Мы сразу начали обсуждать, про кого он хотел бы написать в «Сноб». Промелькнули имена Максима Кантора, Захара Прилепина, Олега Радзинского. К одному надо было лететь в Бретань, к другому в Ниццу, к третьему в Нижний Новогород. Запахло богатой и разнообразной журналистской жизнью с суточными в евро, отелями, международными рейсами. У Саши заблестели глаза.

— А вообще у меня жена тоже писатель, — сказал он, сделавшись совсем пунцовым. — Аня Старобинец. Может, у вас для нее тоже работа найдется?

Ему было невмоготу думать, что он не сможет разделить все эти сверкающие миражи и денежные перспективы со своей женой.
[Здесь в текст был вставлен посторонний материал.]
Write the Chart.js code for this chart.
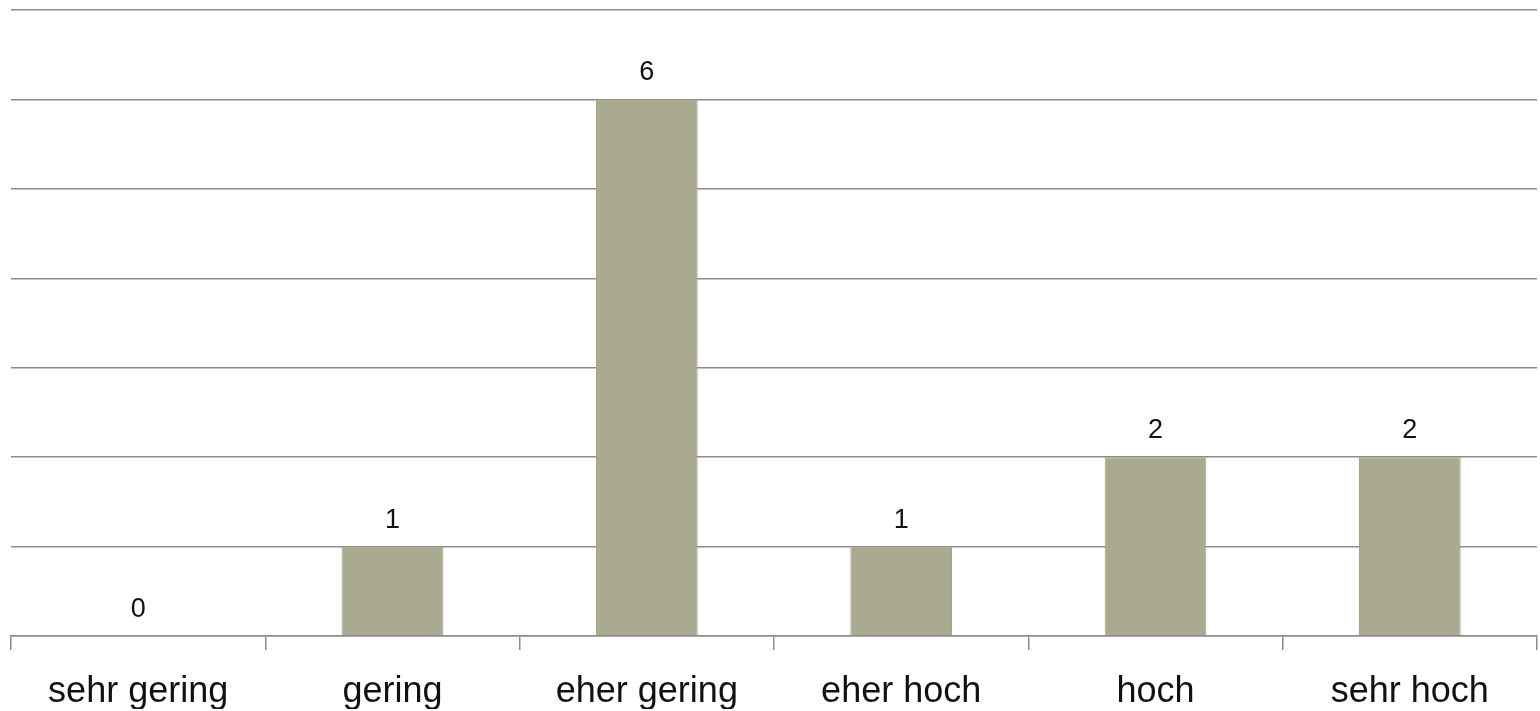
<!DOCTYPE html>
<html>
<head>
<meta charset="utf-8">
<script src="https://cdn.jsdelivr.net/npm/chart.js@4.4.1/dist/chart.umd.min.js"></script>
<style>
  html, body { margin: 0; padding: 0; background: #fff; }
  #wrap { width: 1540px; height: 711px; }
</style>
</head>
<body>
<div id="wrap"><canvas id="barChart" width="1540" height="711"></canvas></div>
<script>
const categories = ['sehr gering', 'gering', 'eher gering', 'eher hoch', 'hoch', 'sehr hoch'];
const counts = [0, 1, 6, 1, 2, 2];
const yTicks = [0, 1, 2, 3, 4, 5, 6, 7];

const FONT = '"Liberation Sans Narrow", "Liberation Sans", Arial, sans-serif';

// draws the count above each bar
const valueLabels = {
    id: 'valueLabels',
    afterDatasetsDraw(chart) {
        const ctx = chart.ctx;
        const meta = chart.getDatasetMeta(0);
        ctx.save();
        ctx.font = '27px ' + FONT;
        ctx.fillStyle = '#111';
        ctx.textAlign = 'center';
        ctx.textBaseline = 'bottom';
        meta.data.forEach((bar, i) => {
            ctx.fillText(String(counts[i]), bar.x, bar.y - 13);
        });
        ctx.restore();
    }
};

new Chart(document.getElementById('barChart').getContext('2d'), {
    type: 'bar',
    data: {
        labels: categories,
        datasets: [{
            data: counts,
            backgroundColor: '#aaaa90',
            borderColor: '#a2a288',
            borderWidth: 1,
            categoryPercentage: 1,
            barPercentage: 0.4
        }]
    },
    options: {
        responsive: false,
        animation: false,
        devicePixelRatio: 1,
        layout: { padding: { left: 11, right: 3, top: 10, bottom: 2 } },
        plugins: { legend: { display: false }, tooltip: { enabled: false } },
        scales: {
            x: {
                afterFit(axis) { axis.height = 73; },
                grid: { offset: true, drawOnChartArea: false, color: '#8c8c8c', lineWidth: 1.5, tickLength: 14 },
                border: { color: '#8c8c8c', width: 1.5 },
                ticks: { color: '#111', font: { family: FONT, size: 36 }, padding: 20 }
            },
            y: {
                min: 0,
                max: yTicks[yTicks.length - 1],
                afterBuildTicks(axis) { axis.ticks = yTicks.map(v => ({ value: v })); },
                grid: { color: '#8c8c8c', lineWidth: 1.5, drawTicks: false },
                border: { display: false },
                ticks: { display: false }
            }
        }
    },
    plugins: [valueLabels]
});
</script>
</body>
</html>
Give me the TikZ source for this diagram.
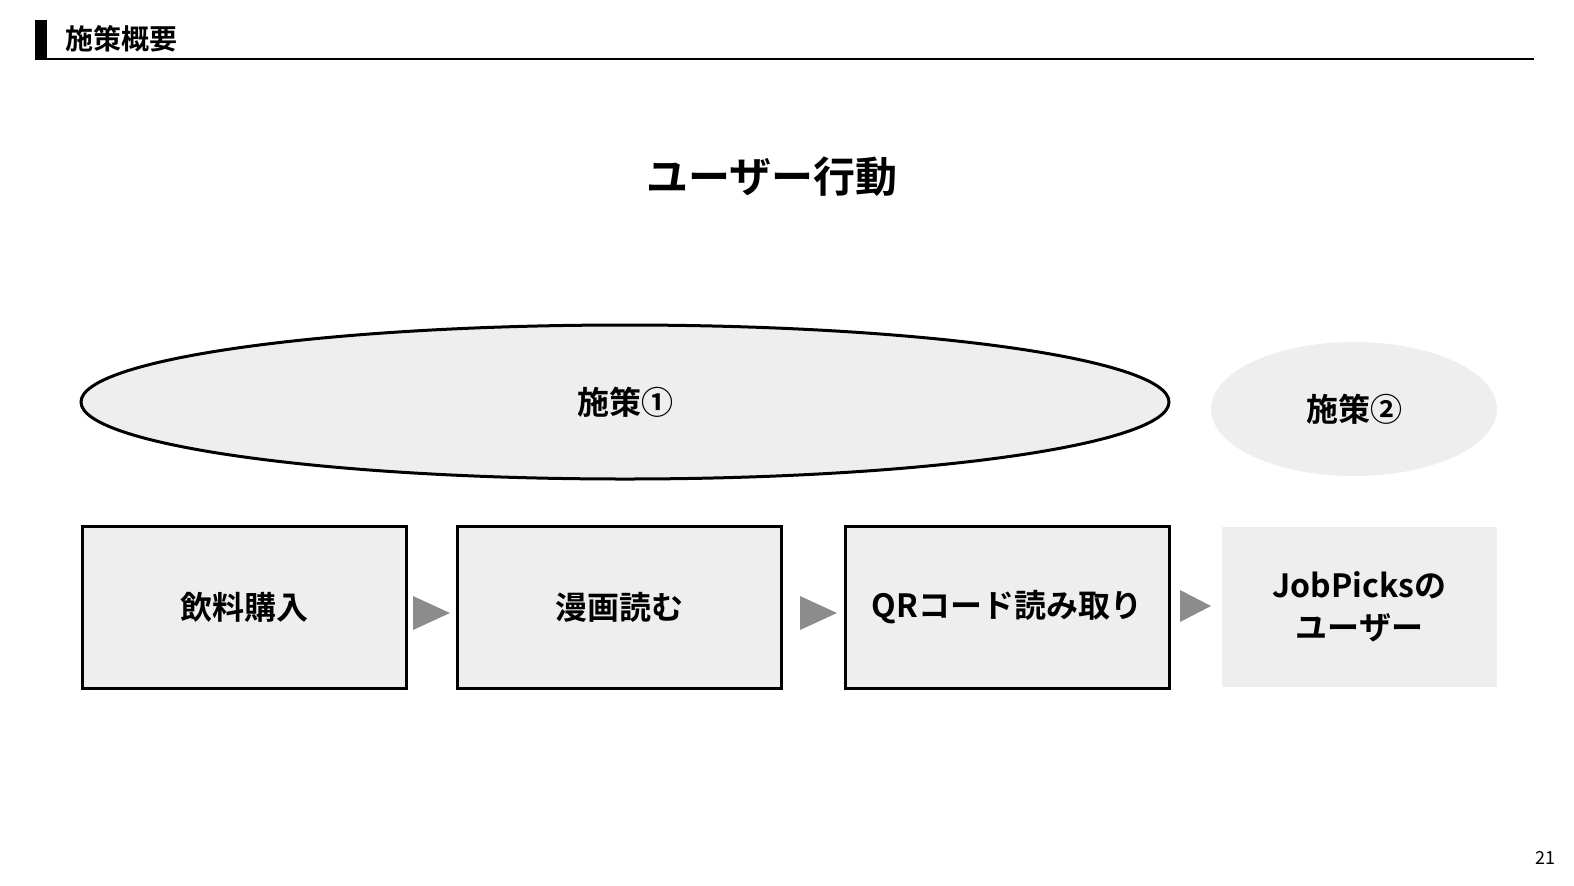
\documentclass[tikz,border=0pt]{standalone}
\usepackage{fontspec}
\setmainfont{Noto Sans CJK JP}
\newfontfamily\jpb{Noto Sans CJK JP Bold}
\usetikzlibrary{shapes.geometric}
\definecolor{lg}{HTML}{EEEEEE}
\definecolor{ag}{HTML}{8C8C8C}
\begin{document}
\begin{tikzpicture}[x=0.5pt,y=-0.5pt,
  stepbox/.style={draw=black,line width=1.5pt,fill=lg,minimum width=162pt,minimum height=81pt,font=\jpb\fontsize{16}{19}\selectfont,inner sep=0pt},
  tri/.style={fill=ag}]
\useasboundingbox (0,0) rectangle (1574,885);
\fill (35,20) rectangle (47,58);
\node[anchor=west,font=\jpb\fontsize{14}{16}\selectfont] (hd) at (58,39) {施策概要};
\draw[line width=0.7pt] (35,59) -- (1534,59);
\node[font=\jpb\fontsize{21}{25}\selectfont] (title) at (772,177) {ユーザー行動};
\node[ellipse,draw,line width=1.5pt,fill=lg,minimum width=544pt,minimum height=77pt,font=\jpb\fontsize{16}{19}\selectfont] (e1) at (625,402) {施策①};
\node[ellipse,fill=lg,minimum width=143pt,minimum height=67pt,font=\jpb\fontsize{16}{19}\selectfont] (e2) at (1354,409) {施策②};
\node[stepbox] (b1) at (244,607) {飲料購入};
\node[stepbox] (b2) at (619.5,607) {漫画読む};
\node[stepbox] (b3) at (1007,607) {QRコード読み取り};
\node[stepbox,draw=none,fill=lg,minimum width=137.5pt,minimum height=80pt,align=center,font=\jpb\fontsize{16}{21}\selectfont] (b4) at (1359.5,607) {JobPicksの\\ユーザー};
\fill[tri] (413,596) -- (450,613) -- (413,630) -- cycle;
\fill[tri] (800,596) -- (837,613) -- (800,630) -- cycle;
\fill[tri] (1180,590) -- (1211,606) -- (1180,622) -- cycle;
\node[font=\fontsize{9}{11}\selectfont] (pg) at (1545,858) {21};
\end{tikzpicture}
\end{document}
— И Аню привлечем, — пообещал я.

Фото: Данил Головкин / Сноб
Фото: Данил Головкин / Сноб

Что-то из того, о чем мы говорили тогда в «Хлебе Насущном», сбылось, что-то нет. Было несколько его ярких текстов, которые прочли все, было наше совместное интервью с Михаилом Сергеевичем Горбачевым, которое мы взяли с ним как бы на два голоса. И теперь, когда я читаю его, так явственно слышу голос Саши. Так надо общаться со старшими. Уважительно, но без подобострастия, внимательно, но без колючего, ироничного прищура. В общем, с нежностью, которую он прятал за своим хипстерским обликом крутого и насмешливого рижанина, приехавшего покорить Москву. И покорил, и покорил...

Про его последний год знаю, как и все, из постов Ани. День за днем, обыкновенная трагедия, пытка надеждой, пытка отчаянием. Не открывающеееся, наглухо замурованное окно в больничной палате в Тель-Авиве, где он умирал, за которым виднелись море и небо.

Кто-то написал, что Саша и Аня стали светскими персонами, за судьбой которых следила вся просвещенная общественность с содроганием и... любопытством. Чужие драмы всегда привлекают. Не берусь судить, надо ли из болезни близких делать сериал или нет. Мы давно живем в новой медиа-реальности, которая диктует свои законы. Знаю одно: если так было легче Ане, значит, так надо. К тому же жена для писателя, да еще сама писатель, — это единственный шанс не умереть ему до конца. По крайней мере, тут Саше точно повезло.